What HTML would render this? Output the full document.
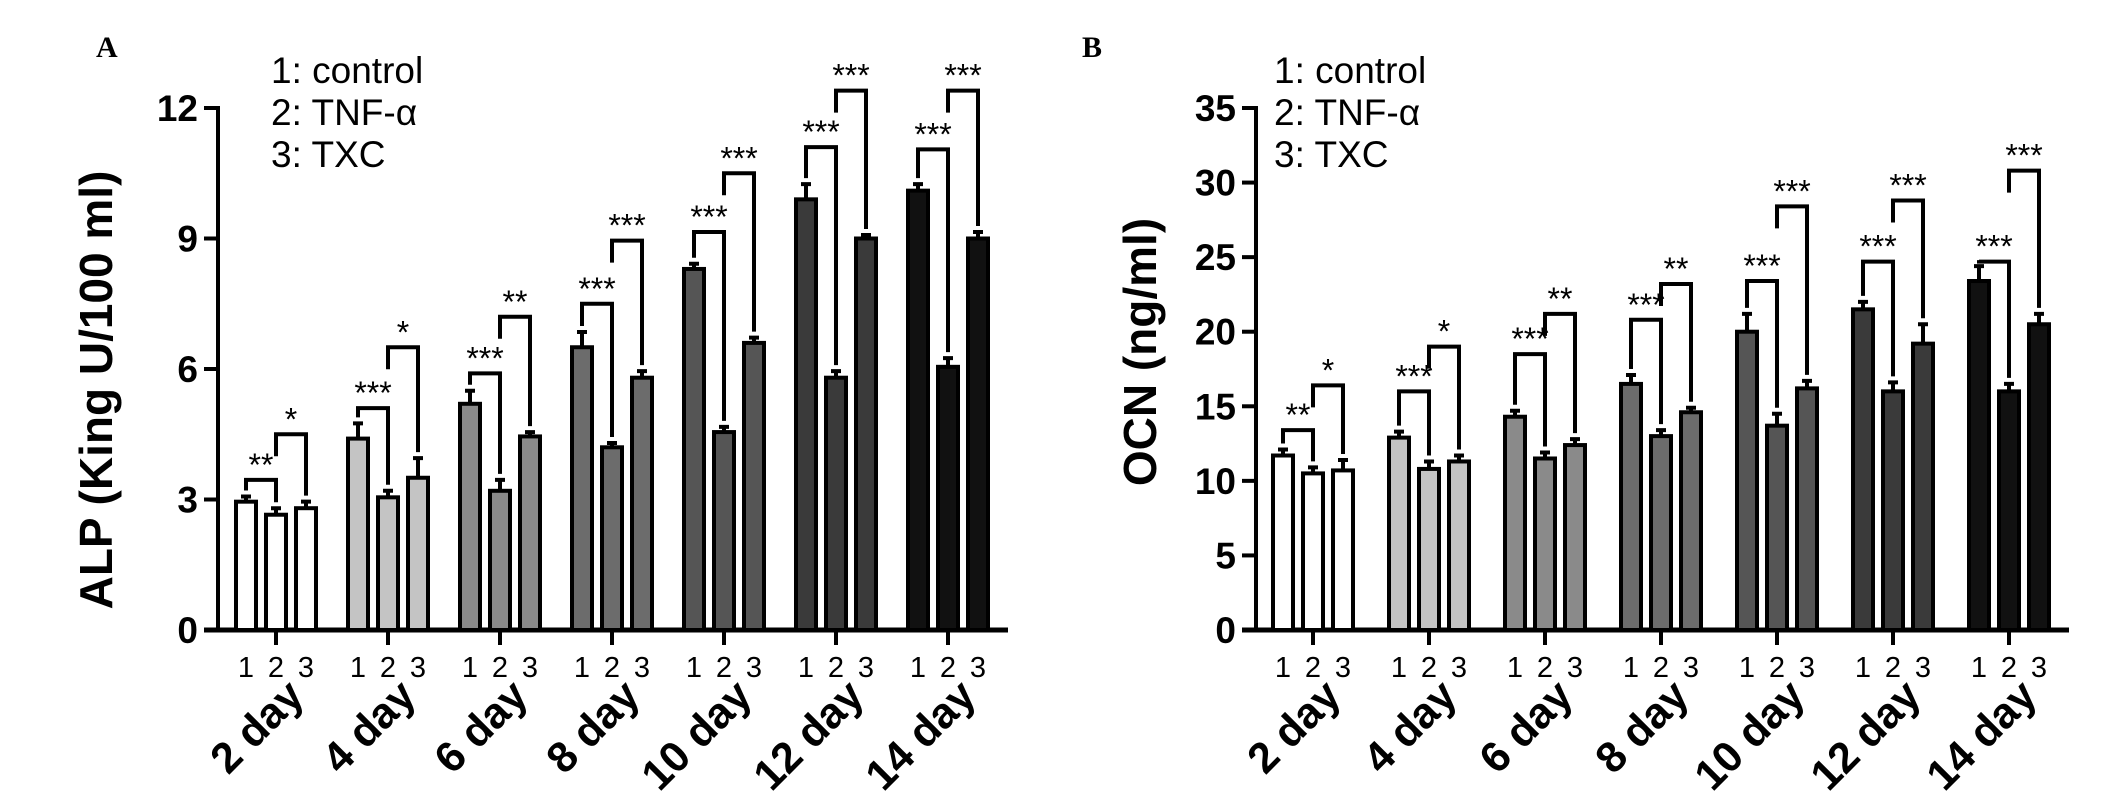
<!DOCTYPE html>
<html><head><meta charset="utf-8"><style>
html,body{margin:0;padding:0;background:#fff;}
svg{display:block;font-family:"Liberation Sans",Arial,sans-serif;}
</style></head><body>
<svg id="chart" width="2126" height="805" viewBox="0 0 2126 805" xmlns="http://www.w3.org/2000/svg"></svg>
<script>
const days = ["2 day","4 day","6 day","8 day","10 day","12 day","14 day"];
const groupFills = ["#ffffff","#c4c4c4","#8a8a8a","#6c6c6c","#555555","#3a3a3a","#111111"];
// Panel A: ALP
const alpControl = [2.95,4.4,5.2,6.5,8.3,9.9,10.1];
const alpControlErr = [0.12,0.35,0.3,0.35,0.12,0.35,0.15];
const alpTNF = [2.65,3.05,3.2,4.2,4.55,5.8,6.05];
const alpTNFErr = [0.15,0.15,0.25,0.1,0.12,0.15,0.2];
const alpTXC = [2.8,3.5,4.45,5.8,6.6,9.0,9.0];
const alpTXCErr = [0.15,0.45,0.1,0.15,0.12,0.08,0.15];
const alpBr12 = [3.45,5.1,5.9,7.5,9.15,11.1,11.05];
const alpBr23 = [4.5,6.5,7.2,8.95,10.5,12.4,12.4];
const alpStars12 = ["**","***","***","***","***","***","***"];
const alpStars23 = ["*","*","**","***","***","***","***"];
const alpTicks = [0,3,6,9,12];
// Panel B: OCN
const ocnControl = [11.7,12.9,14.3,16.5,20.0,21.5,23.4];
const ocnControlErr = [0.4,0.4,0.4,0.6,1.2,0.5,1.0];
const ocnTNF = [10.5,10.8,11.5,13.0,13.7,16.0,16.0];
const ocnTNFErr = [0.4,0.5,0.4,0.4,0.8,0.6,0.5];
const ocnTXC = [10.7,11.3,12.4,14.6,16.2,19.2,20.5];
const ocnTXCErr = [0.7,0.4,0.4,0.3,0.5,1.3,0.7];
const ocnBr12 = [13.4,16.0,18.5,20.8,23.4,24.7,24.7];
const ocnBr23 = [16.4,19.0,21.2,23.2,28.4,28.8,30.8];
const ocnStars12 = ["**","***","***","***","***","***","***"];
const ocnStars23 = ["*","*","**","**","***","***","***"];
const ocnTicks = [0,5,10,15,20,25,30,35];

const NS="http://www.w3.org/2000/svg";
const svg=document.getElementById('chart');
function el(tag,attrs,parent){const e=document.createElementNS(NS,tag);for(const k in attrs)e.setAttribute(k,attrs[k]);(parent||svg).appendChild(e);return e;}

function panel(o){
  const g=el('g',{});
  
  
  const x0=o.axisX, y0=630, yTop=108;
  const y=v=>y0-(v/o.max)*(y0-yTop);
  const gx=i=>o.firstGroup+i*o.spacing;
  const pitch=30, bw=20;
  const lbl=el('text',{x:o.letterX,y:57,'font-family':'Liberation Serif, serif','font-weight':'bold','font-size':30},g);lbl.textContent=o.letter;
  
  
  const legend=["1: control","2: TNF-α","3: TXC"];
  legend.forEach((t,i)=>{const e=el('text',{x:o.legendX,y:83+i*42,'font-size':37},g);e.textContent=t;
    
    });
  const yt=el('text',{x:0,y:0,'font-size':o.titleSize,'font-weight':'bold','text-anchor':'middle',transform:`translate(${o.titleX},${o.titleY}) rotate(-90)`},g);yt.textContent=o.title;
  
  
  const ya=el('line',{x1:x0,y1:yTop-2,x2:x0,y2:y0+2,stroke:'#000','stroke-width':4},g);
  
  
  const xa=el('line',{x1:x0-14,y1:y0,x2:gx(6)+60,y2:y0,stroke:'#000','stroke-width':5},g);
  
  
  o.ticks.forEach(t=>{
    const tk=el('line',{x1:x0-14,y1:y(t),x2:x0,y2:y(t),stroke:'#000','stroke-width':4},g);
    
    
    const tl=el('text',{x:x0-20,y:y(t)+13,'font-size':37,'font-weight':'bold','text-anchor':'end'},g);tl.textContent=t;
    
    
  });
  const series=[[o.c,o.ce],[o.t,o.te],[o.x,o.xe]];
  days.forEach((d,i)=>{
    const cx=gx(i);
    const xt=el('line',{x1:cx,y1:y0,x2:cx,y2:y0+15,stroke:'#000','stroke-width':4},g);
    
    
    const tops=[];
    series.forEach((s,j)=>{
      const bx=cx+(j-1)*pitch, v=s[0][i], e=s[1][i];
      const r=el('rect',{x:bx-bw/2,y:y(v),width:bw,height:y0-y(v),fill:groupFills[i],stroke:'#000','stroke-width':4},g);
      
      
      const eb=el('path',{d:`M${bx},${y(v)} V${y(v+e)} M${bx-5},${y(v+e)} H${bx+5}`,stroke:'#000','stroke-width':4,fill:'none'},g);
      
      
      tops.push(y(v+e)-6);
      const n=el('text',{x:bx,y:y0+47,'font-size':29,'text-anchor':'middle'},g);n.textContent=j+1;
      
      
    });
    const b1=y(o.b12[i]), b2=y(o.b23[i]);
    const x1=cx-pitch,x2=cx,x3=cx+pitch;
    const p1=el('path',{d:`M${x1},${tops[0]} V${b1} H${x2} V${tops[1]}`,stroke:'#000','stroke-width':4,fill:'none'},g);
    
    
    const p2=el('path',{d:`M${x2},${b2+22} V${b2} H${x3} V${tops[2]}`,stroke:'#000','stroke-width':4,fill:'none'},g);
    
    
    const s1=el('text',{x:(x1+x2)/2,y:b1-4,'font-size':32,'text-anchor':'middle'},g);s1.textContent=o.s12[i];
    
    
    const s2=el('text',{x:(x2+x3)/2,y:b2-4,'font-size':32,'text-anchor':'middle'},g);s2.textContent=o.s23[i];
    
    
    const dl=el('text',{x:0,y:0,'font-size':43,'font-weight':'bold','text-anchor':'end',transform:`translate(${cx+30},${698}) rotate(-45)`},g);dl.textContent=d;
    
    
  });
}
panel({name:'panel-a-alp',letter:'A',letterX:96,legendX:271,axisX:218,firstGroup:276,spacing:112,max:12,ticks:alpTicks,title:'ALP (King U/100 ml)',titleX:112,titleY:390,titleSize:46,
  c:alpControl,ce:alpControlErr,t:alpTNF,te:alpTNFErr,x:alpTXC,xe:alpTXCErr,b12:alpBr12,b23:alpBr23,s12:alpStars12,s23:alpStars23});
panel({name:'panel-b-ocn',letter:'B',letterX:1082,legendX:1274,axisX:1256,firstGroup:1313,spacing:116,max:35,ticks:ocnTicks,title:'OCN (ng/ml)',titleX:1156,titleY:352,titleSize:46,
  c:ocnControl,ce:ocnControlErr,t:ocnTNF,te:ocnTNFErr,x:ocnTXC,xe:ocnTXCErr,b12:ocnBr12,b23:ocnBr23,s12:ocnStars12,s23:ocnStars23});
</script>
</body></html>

§ Problem requirements
Transcribe the listing above verbatim. Omit the pictures.

§ Complete output
What HTML would render this? Output the full document.
<!DOCTYPE html>
<html><head><meta charset="utf-8"><style>
html,body{margin:0;padding:0;background:#fff;}
svg{display:block;font-family:"Liberation Sans",Arial,sans-serif;}
</style></head><body>
<svg id="chart" width="2126" height="805" viewBox="0 0 2126 805" xmlns="http://www.w3.org/2000/svg"></svg>
<script>
const days = ["2 day","4 day","6 day","8 day","10 day","12 day","14 day"];
const groupFills = ["#ffffff","#c4c4c4","#8a8a8a","#6c6c6c","#555555","#3a3a3a","#111111"];
// Panel A: ALP
const alpControl = [2.95,4.4,5.2,6.5,8.3,9.9,10.1];
const alpControlErr = [0.12,0.35,0.3,0.35,0.12,0.35,0.15];
const alpTNF = [2.65,3.05,3.2,4.2,4.55,5.8,6.05];
const alpTNFErr = [0.15,0.15,0.25,0.1,0.12,0.15,0.2];
const alpTXC = [2.8,3.5,4.45,5.8,6.6,9.0,9.0];
const alpTXCErr = [0.15,0.45,0.1,0.15,0.12,0.08,0.15];
const alpBr12 = [3.45,5.1,5.9,7.5,9.15,11.1,11.05];
const alpBr23 = [4.5,6.5,7.2,8.95,10.5,12.4,12.4];
const alpStars12 = ["**","***","***","***","***","***","***"];
const alpStars23 = ["*","*","**","***","***","***","***"];
const alpTicks = [0,3,6,9,12];
// Panel B: OCN
const ocnControl = [11.7,12.9,14.3,16.5,20.0,21.5,23.4];
const ocnControlErr = [0.4,0.4,0.4,0.6,1.2,0.5,1.0];
const ocnTNF = [10.5,10.8,11.5,13.0,13.7,16.0,16.0];
const ocnTNFErr = [0.4,0.5,0.4,0.4,0.8,0.6,0.5];
const ocnTXC = [10.7,11.3,12.4,14.6,16.2,19.2,20.5];
const ocnTXCErr = [0.7,0.4,0.4,0.3,0.5,1.3,0.7];
const ocnBr12 = [13.4,16.0,18.5,20.8,23.4,24.7,24.7];
const ocnBr23 = [16.4,19.0,21.2,23.2,28.4,28.8,30.8];
const ocnStars12 = ["**","***","***","***","***","***","***"];
const ocnStars23 = ["*","*","**","**","***","***","***"];
const ocnTicks = [0,5,10,15,20,25,30,35];

const NS="http://www.w3.org/2000/svg";
const svg=document.getElementById('chart');
function el(tag,attrs,parent){const e=document.createElementNS(NS,tag);for(const k in attrs)e.setAttribute(k,attrs[k]);(parent||svg).appendChild(e);return e;}

function panel(o){
  const g=el('g',{});
  
  
  const x0=o.axisX, y0=630, yTop=108;
  const y=v=>y0-(v/o.max)*(y0-yTop);
  const gx=i=>o.firstGroup+i*o.spacing;
  const pitch=30, bw=20;
  const lbl=el('text',{x:o.letterX,y:57,'font-family':'Liberation Serif, serif','font-weight':'bold','font-size':30},g);lbl.textContent=o.letter;
  
  
  const legend=["1: control","2: TNF-α","3: TXC"];
  legend.forEach((t,i)=>{const e=el('text',{x:o.legendX,y:83+i*42,'font-size':37},g);e.textContent=t;
    
    });
  const yt=el('text',{x:0,y:0,'font-size':o.titleSize,'font-weight':'bold','text-anchor':'middle',transform:`translate(${o.titleX},${o.titleY}) rotate(-90)`},g);yt.textContent=o.title;
  
  
  const ya=el('line',{x1:x0,y1:yTop-2,x2:x0,y2:y0+2,stroke:'#000','stroke-width':4},g);
  
  
  const xa=el('line',{x1:x0-14,y1:y0,x2:gx(6)+60,y2:y0,stroke:'#000','stroke-width':5},g);
  
  
  o.ticks.forEach(t=>{
    const tk=el('line',{x1:x0-14,y1:y(t),x2:x0,y2:y(t),stroke:'#000','stroke-width':4},g);
    
    
    const tl=el('text',{x:x0-20,y:y(t)+13,'font-size':37,'font-weight':'bold','text-anchor':'end'},g);tl.textContent=t;
    
    
  });
  const series=[[o.c,o.ce],[o.t,o.te],[o.x,o.xe]];
  days.forEach((d,i)=>{
    const cx=gx(i);
    const xt=el('line',{x1:cx,y1:y0,x2:cx,y2:y0+15,stroke:'#000','stroke-width':4},g);
    
    
    const tops=[];
    series.forEach((s,j)=>{
      const bx=cx+(j-1)*pitch, v=s[0][i], e=s[1][i];
      const r=el('rect',{x:bx-bw/2,y:y(v),width:bw,height:y0-y(v),fill:groupFills[i],stroke:'#000','stroke-width':4},g);
      
      
      const eb=el('path',{d:`M${bx},${y(v)} V${y(v+e)} M${bx-5},${y(v+e)} H${bx+5}`,stroke:'#000','stroke-width':4,fill:'none'},g);
      
      
      tops.push(y(v+e)-6);
      const n=el('text',{x:bx,y:y0+47,'font-size':29,'text-anchor':'middle'},g);n.textContent=j+1;
      
      
    });
    const b1=y(o.b12[i]), b2=y(o.b23[i]);
    const x1=cx-pitch,x2=cx,x3=cx+pitch;
    const p1=el('path',{d:`M${x1},${tops[0]} V${b1} H${x2} V${tops[1]}`,stroke:'#000','stroke-width':4,fill:'none'},g);
    
    
    const p2=el('path',{d:`M${x2},${b2+22} V${b2} H${x3} V${tops[2]}`,stroke:'#000','stroke-width':4,fill:'none'},g);
    
    
    const s1=el('text',{x:(x1+x2)/2,y:b1-4,'font-size':32,'text-anchor':'middle'},g);s1.textContent=o.s12[i];
    
    
    const s2=el('text',{x:(x2+x3)/2,y:b2-4,'font-size':32,'text-anchor':'middle'},g);s2.textContent=o.s23[i];
    
    
    const dl=el('text',{x:0,y:0,'font-size':43,'font-weight':'bold','text-anchor':'end',transform:`translate(${cx+30},${698}) rotate(-45)`},g);dl.textContent=d;
    
    
  });
}
panel({name:'panel-a-alp',letter:'A',letterX:96,legendX:271,axisX:218,firstGroup:276,spacing:112,max:12,ticks:alpTicks,title:'ALP (King U/100 ml)',titleX:112,titleY:390,titleSize:46,
  c:alpControl,ce:alpControlErr,t:alpTNF,te:alpTNFErr,x:alpTXC,xe:alpTXCErr,b12:alpBr12,b23:alpBr23,s12:alpStars12,s23:alpStars23});
panel({name:'panel-b-ocn',letter:'B',letterX:1082,legendX:1274,axisX:1256,firstGroup:1313,spacing:116,max:35,ticks:ocnTicks,title:'OCN (ng/ml)',titleX:1156,titleY:352,titleSize:46,
  c:ocnControl,ce:ocnControlErr,t:ocnTNF,te:ocnTNFErr,x:ocnTXC,xe:ocnTXCErr,b12:ocnBr12,b23:ocnBr23,s12:ocnStars12,s23:ocnStars23});
</script>
</body></html>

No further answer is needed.